The summer camp stakes have risen.
My kids are going to old-fashioned day camp this summer, the kind where you make lanyards and do free swim and drink Kool-Aid. Back when I was a kid, this was what kids did. Your mom didn’t have to feel guilty about it. In fact, for what it cost, she might even have felt pleased she was giving you a relaxing summer experience.
It’s no longer the ’70’s, unfortunately.
My girlfriend heard about my plans. She said, “Day camp? That sounds GREAT.” Apparently, great for other people’s kids.
“What are your kids doing?” I asked, innocently. Her kids are 5 and 7.
Luckily, we had some time.
“They’ll be on the swim team at the club, so they’ll be training two hours a day.
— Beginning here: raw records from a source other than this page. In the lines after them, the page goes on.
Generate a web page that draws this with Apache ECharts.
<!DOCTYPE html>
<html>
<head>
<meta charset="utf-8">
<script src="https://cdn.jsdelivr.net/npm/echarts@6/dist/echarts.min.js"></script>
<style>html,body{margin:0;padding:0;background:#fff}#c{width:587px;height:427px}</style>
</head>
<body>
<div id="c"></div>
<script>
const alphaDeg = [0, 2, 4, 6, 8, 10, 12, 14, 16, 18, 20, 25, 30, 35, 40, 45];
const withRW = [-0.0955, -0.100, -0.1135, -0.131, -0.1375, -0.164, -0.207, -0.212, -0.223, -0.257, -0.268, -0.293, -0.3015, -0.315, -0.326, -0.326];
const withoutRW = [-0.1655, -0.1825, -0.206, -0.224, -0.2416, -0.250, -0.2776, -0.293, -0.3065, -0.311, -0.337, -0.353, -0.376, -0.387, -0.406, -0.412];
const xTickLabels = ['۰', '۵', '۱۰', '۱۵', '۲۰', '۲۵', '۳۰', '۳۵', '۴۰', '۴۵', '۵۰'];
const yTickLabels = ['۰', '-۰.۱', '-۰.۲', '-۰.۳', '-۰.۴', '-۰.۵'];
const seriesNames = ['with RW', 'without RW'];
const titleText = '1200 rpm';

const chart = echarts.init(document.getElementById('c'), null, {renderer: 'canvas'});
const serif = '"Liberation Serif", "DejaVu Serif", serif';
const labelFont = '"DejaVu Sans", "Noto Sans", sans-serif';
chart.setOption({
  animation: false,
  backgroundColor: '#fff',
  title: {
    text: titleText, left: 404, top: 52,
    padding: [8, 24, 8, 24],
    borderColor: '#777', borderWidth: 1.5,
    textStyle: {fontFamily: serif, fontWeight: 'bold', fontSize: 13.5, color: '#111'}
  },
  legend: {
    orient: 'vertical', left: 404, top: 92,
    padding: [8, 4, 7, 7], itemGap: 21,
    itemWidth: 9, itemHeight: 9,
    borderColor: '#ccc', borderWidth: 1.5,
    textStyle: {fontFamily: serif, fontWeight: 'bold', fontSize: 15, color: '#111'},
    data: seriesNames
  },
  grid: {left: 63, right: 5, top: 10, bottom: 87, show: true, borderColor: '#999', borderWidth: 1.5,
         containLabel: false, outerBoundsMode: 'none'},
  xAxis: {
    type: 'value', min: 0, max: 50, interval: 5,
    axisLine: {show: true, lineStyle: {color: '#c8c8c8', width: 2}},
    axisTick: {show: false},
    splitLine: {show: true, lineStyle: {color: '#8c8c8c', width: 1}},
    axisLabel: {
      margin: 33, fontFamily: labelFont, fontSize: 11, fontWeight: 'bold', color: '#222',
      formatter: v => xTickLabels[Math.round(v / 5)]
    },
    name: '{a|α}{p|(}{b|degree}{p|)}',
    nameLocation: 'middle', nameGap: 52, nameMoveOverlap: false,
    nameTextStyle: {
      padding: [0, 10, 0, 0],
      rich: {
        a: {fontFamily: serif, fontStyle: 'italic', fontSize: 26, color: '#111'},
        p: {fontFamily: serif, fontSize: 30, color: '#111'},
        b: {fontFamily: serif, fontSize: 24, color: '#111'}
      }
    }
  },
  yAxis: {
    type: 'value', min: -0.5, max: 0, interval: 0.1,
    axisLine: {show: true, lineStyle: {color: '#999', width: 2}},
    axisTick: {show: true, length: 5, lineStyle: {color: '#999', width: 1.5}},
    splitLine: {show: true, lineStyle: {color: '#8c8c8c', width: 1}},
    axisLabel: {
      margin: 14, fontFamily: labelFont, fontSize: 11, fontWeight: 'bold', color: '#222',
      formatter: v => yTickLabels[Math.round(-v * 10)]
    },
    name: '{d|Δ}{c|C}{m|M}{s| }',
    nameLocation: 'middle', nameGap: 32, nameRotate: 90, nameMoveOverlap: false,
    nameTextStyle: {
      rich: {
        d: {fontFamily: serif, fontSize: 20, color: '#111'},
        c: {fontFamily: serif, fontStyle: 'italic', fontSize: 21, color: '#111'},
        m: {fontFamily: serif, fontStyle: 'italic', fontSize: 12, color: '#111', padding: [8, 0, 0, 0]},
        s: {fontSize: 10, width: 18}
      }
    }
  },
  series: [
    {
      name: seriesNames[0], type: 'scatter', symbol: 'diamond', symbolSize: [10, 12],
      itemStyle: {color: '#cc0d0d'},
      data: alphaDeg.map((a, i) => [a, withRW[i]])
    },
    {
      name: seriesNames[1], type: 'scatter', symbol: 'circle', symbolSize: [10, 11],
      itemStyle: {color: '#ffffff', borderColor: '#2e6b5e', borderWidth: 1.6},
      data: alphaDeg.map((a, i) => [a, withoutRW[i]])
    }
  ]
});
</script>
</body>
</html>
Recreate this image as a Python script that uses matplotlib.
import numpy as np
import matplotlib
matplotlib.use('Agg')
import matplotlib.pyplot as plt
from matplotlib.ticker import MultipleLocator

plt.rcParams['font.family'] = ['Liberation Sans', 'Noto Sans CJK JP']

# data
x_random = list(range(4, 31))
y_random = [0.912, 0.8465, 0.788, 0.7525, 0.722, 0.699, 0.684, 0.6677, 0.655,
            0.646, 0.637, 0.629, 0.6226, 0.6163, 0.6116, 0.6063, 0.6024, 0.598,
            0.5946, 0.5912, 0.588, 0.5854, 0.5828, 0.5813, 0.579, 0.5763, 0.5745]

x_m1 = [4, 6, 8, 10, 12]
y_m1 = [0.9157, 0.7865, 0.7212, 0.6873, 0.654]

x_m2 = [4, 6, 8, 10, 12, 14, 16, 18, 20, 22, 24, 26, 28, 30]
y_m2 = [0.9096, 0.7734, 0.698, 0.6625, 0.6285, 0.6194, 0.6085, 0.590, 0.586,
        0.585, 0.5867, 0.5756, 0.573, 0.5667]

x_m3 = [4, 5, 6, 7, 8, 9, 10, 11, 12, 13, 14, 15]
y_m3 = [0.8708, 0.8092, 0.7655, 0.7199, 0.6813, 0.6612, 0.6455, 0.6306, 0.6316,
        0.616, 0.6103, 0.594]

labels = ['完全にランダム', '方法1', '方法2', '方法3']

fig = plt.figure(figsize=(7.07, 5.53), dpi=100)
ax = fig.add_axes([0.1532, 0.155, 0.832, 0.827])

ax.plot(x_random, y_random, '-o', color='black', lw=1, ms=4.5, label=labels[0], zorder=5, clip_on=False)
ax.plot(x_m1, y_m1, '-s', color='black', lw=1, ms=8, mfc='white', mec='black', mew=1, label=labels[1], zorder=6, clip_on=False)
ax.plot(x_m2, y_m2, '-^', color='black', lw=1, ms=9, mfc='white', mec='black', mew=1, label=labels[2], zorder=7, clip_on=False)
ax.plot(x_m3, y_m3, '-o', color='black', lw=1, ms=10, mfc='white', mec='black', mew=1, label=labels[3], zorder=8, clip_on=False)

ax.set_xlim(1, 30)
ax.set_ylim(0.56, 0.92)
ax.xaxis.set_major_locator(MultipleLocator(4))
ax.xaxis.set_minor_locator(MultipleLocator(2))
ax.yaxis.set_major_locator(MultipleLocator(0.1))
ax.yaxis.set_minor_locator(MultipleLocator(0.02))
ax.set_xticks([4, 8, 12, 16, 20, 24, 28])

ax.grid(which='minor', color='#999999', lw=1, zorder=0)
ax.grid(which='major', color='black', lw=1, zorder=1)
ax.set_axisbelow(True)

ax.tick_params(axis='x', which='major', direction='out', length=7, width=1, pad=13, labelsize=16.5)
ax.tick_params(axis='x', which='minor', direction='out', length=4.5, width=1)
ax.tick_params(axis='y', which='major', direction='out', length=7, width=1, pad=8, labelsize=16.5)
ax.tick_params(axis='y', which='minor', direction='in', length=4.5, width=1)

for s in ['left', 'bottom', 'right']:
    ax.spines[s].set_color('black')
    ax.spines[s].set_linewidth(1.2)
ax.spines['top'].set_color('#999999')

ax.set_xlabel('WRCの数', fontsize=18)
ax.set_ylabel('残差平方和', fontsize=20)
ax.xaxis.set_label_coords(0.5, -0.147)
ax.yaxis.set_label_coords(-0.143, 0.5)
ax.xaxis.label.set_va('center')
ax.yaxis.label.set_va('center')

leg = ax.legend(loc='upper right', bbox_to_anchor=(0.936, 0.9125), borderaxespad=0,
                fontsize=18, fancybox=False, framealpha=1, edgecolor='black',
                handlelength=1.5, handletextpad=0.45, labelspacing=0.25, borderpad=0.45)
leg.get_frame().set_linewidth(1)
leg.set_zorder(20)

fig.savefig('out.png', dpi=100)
Then they’re going to some specialty camps: soccer, baseball and tennis, and of course they’re continuing their piano lessons weekly. I also have Maya practicing reading with her tutor so she doesn’t have any summer learning loss.”
My girlfriend is not alone. Many of my clients and other members of my social circle are making similar plans.
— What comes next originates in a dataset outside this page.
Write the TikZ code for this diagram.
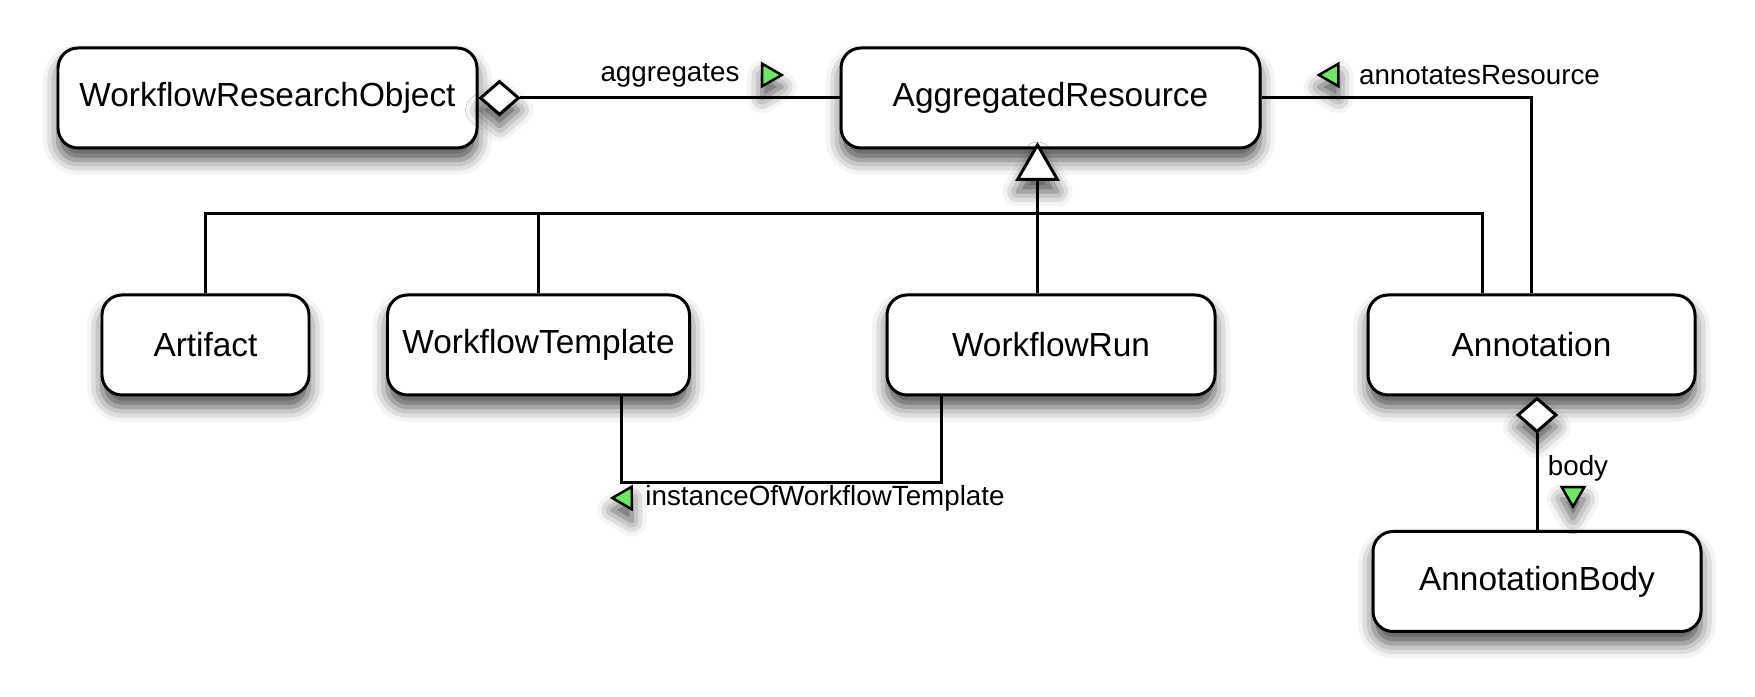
\documentclass[tikz,border=0pt]{standalone}
\usepackage{fontspec}
\setmainfont{Liberation Sans}
\usetikzlibrary{positioning,shapes.geometric,shadows.blur}
\definecolor{navgreen}{RGB}{108,232,98}

\begin{document}
\begin{tikzpicture}[
    font=\fontsize{9.5}{11}\selectfont,
    line width=0.85pt,
    softshade/.style={
        blur shadow={shadow xshift=0mm,shadow yshift=-1.2mm,
            shadow blur radius=1.5mm,shadow opacity=70}
    },
    cls/.style={
        draw=black,fill=white,rounded corners=2mm,
        minimum height=1cm,inner sep=0pt,softshade
    },
    aggdia/.style={
        diamond,draw=black,fill=white,inner sep=0pt,
        minimum width=3.9mm,minimum height=3.4mm,softshade
    },
    genhead/.style={
        regular polygon,regular polygon sides=3,draw=black,fill=white,
        inner sep=0pt,minimum size=4.6mm,softshade
    },
    dirmark/.style={
        regular polygon,regular polygon sides=3,draw=black,fill=navgreen,
        inner sep=0pt,minimum size=2.6mm,line width=0.7pt,softshade
    },
    lbl/.style={inner sep=0pt,font=\fontsize{7.9}{9.5}\selectfont}
]
% Canvas in the proportions of the original drawing.
\path[use as bounding box] (0,0) rectangle (17.55,-6.97);

\node[cls,minimum width=4.19cm] (wro) at (2.675,-0.98) {WorkflowResearchObject};
\node[cls,minimum width=4.19cm] (agg) at (10.505,-0.98) {AggregatedResource};

\node[cls,minimum width=2.07cm] (artifact) at (2.055,-3.45) {Artifact};
\node[cls,minimum width=3.02cm] (wtemplate) at (5.385,-3.45) {WorkflowTemplate};
\node[cls,minimum width=3.28cm] (wrun) at (10.51,-3.45) {WorkflowRun};
\node[cls,minimum width=3.27cm] (annot) at (15.315,-3.45) {Annotation};
\node[cls,minimum width=3.28cm] (abody) at (15.37,-5.815) {AnnotationBody};

% Aggregation of resources by the research object.
\node[aggdia,anchor=west] (aggd) at (wro.east) {};
\draw (aggd.east) -- (agg.west);
\node[lbl] (agglbl) at (6.70,-0.75) {aggregates};
\node[dirmark,shape border rotate=-90,right=2mm of agglbl] (aggdir) {};

% Annotation points back at the resource it annotates.
\draw (agg.east) -| (annot.north);
\node[lbl] (annlbl) at (14.795,-0.75) {annotatesResource};
\node[dirmark,shape border rotate=90,left=1.8mm of annlbl] (anndir) {};

% Generalization: one open triangle and a shared bus.
\node[genhead,anchor=corner 1] (gen) at (10.375,-1.42) {};
\draw (gen.south) -- (gen.south |- wrun.north);
\coordinate (bus) at (0,-2.14);
\coordinate (adrop) at ([xshift=-4.9mm]annot.north);
\draw (artifact.north) -- (artifact.north |- bus) -- (adrop |- bus) -- (adrop);
\draw (wtemplate.north) -- (wtemplate.north |- bus);

% Run is an instance of a template.
\coordinate (wtout) at ([xshift=8.3mm]wtemplate.south);
\coordinate (wrin) at ([xshift=-11mm]wrun.south);
\draw (wtout) -- ++(0,-0.86) -| (wrin);
\node[lbl] (instlbl) at (8.25,-4.98) {instanceOfWorkflowTemplate};
\node[dirmark,shape border rotate=90,left=1.1mm of instlbl] (instdir) {};

% Annotation body.
\node[aggdia,anchor=north] (bodyd) at (abody.north |- annot.south) {};
\draw (bodyd.south) -- (abody.north);
\node[lbl] (bodylbl) at (15.78,-4.685) {body};
\node[dirmark,shape border rotate=180,below=0.3mm of bodylbl,xshift=-0.5mm] (bodydir) {};
\end{tikzpicture}
\end{document}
Hopefully the kids will enjoy all these activities. For parents and nannies, scheduling and schlepping kids to all of this sounds exhausting.
Again, I wish some schools people could take the lead encouraging kids to be kids and families to relax. Unfortunately, the truth is that the private schools take a hypocritical position. They love seemingly laid back parents who have miraculously spawned gifted athletes and artists. Even kindergarten applicants have an edge when they have some learned skills.
That’s why enrichment continues nonstop, now all year long.